File this in the “yes that’s very clever of you, but please don’t” pile.
Amazon has demonstrated an experimental feature that demonstrates how a child can choose to have a bedside story read to him by his Alexa… using his dead grandmother’s voice.
Rohit Prasad, Amazon’s head scientist for Alexa AI, told attendees of its annual MARS conference that:
“…in these times of the ongoing pandemic, so many of us have lost someone we love. While AI can’t eliminate that pain of loss, it can definitely make their memories last.”
Amazon says that its AI systems can learn how to mimic someone’s voice from just a single minute’s worth of recorded audio.
Which seems a little creepy to me. Because chances are that many of us have much more of our voices than that recorded somewhere – whether it be on voicemails, videos, or – oops! – podcasts.
Thankfully there is no suggestion (yet) that Amazon is going to release this functionality to the wider world. But give them time, give them time.

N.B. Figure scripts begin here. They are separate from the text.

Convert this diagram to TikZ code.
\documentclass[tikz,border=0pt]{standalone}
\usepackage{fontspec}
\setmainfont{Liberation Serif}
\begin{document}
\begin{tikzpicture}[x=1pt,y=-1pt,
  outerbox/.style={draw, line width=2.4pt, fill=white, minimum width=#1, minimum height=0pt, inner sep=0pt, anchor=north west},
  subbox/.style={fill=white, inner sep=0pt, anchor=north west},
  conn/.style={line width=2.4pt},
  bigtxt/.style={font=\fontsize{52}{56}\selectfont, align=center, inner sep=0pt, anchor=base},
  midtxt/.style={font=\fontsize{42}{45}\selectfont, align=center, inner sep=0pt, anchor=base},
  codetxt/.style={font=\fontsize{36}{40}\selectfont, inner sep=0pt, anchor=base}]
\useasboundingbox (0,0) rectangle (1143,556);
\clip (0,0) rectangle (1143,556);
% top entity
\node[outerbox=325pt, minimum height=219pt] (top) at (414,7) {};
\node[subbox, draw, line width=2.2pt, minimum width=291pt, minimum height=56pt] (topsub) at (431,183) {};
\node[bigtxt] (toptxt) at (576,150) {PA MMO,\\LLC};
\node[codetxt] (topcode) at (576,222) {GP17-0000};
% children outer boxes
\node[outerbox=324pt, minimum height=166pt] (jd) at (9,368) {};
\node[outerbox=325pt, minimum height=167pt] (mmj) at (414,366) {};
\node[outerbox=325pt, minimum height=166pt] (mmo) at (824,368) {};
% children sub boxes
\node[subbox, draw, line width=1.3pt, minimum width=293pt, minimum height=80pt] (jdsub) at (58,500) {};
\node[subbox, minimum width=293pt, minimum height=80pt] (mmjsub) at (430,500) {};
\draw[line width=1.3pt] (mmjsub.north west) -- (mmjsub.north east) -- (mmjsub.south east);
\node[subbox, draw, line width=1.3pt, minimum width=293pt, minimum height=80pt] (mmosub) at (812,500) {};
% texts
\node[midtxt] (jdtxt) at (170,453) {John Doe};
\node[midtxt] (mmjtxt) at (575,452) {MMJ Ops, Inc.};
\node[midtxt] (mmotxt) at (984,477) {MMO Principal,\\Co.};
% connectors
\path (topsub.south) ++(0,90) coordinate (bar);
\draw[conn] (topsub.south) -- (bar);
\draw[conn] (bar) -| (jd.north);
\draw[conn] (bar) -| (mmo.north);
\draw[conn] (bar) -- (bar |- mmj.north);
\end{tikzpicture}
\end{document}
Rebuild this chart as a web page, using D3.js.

Amazon is far from the only company with the smarts to pretty convincingly mimic someone’s voice from just a small snatch of audio, but that doesn’t mean it’s a cool thing to do. And there are so so many ways in which it could be abused…
So, what’s the solution? How can we stop people using deepfaked versions of our voice without our permission?
I’m not sure we can. Maybe it would be cool if the boffins at Amazon thought about how to solve that problem instead of teaching Alexa to read “The Wizard of Oz” using the voice of a dead woman.